Comprender la raíz de esa popularidad del presidente salvadoreño es clave para que los líderes que deseen desarrollar los valores democráticos en sus sociedades no desdeñen las preocupaciones ciudadanas más inmediatas. Es fundamental, sin embargo, no perder de vista que el presidente Bukele es un vendehumo, que la historia de América Latina y del mundo está plagada de proyectos similares que fracasaron rotundamente y causaron mucho daño, y que los Estados autoritarios esconden en sus cifras a todas las personas que sufren la suspensión de sus derechos. No hay tal de que los derechos se puedan garantizar exclusivamente a “los buenos” que un mandatario autoritario decide quiénes son.

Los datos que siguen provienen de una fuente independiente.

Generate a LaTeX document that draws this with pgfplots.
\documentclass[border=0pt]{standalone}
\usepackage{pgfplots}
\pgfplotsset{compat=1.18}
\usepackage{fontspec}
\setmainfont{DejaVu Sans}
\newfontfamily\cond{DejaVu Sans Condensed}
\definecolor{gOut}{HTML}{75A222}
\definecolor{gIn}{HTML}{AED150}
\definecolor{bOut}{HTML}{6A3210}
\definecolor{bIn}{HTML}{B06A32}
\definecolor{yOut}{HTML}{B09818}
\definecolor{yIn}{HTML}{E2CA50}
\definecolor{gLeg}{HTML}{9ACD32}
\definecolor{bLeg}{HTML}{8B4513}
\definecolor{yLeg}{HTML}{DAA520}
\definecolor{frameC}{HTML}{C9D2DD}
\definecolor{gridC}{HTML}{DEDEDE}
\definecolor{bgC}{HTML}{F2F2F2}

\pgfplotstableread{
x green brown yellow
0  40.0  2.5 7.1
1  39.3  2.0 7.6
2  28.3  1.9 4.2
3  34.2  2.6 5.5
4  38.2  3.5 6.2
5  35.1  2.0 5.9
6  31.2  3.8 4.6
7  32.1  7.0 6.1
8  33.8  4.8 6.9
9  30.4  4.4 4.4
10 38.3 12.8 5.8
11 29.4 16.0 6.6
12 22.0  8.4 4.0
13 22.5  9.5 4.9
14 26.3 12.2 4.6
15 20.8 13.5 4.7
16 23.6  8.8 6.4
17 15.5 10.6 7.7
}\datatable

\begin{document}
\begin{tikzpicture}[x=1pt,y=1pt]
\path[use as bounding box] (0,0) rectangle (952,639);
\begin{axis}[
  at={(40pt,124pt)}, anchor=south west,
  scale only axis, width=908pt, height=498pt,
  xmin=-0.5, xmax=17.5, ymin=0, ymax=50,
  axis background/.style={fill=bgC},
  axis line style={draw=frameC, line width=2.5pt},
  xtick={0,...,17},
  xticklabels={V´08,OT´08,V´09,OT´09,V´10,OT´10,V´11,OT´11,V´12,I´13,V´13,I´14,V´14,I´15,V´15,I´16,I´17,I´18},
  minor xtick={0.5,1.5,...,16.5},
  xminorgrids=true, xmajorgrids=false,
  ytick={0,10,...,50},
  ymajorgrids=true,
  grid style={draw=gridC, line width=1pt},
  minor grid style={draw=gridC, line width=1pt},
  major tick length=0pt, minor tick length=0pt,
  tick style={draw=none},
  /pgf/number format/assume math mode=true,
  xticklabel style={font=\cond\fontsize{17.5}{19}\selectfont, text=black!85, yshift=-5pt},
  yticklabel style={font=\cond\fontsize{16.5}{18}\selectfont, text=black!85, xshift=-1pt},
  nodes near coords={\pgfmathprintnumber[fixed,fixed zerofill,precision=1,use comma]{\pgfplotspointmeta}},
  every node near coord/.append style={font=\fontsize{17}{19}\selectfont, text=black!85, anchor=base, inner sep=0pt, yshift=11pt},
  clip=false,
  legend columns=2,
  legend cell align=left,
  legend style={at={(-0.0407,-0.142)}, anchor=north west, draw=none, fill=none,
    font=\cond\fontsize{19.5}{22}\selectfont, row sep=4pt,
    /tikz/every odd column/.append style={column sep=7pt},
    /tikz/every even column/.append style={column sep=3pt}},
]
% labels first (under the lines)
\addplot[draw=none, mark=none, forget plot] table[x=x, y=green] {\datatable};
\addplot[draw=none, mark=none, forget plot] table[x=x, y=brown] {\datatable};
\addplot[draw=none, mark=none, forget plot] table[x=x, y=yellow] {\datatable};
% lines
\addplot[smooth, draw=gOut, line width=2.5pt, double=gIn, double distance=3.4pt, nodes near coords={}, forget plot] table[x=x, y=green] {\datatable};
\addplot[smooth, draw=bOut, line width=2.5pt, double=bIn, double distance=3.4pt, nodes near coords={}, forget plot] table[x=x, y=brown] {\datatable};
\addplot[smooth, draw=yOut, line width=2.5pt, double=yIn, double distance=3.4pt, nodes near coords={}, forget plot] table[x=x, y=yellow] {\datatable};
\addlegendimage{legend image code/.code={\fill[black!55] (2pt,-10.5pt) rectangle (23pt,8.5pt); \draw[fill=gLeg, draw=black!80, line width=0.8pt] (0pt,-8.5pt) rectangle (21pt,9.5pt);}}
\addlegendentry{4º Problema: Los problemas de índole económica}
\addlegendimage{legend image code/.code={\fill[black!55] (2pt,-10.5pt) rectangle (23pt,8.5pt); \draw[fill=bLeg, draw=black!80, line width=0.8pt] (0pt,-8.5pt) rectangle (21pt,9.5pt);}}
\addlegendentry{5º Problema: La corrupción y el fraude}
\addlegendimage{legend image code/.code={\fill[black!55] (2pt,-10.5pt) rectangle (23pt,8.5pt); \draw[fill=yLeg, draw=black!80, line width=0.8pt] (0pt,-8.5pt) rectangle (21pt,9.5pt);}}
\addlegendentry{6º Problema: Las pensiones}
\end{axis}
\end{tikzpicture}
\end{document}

Hoy, en El Salvador, las autoridades pueden detener a quien se les antoje hasta por 15 días, no les explican las razones de su captura, pueden intervenir celulares y correspondencia de cualquier persona a la que consideren “sospechosa” y han sido encarceladas cerca de 67.000 personas, el 90 % de ellas en detención preventiva. Abundan las denuncias de torturas, malos tratos y perfilamientos indebidos, y más de 3.700 personas han sido liberadas luego porque no tenían lazo alguno con las pandillas. Mientras tanto, el bukelismo se ha tomado la rama Legislativa, y la rama Judicial ha adoptado prácticas poco transparentes de uso de los recursos públicos y tiene asfixiada a la poca prensa independiente que hay en el país. Cuando la Comisión Interamericana de Derechos Humanos le pidió, la semana pasada, devolver los derechos constitucionales suspendidos en el régimen de excepción, la respuesta fue la misma de siempre: todo es necesario por seguridad y quien se oponga es aliado de los pandilleros.
El modelo de Bukele es una falsa salida, pues está construido sobre crímenes ocultos, violaciones a derechos básicos y la omnipotencia de un solo líder que no acepta crítica alguna. La sensación de seguridad será pasajera, pero los efectos perversos de esta época se sentirán por generaciones.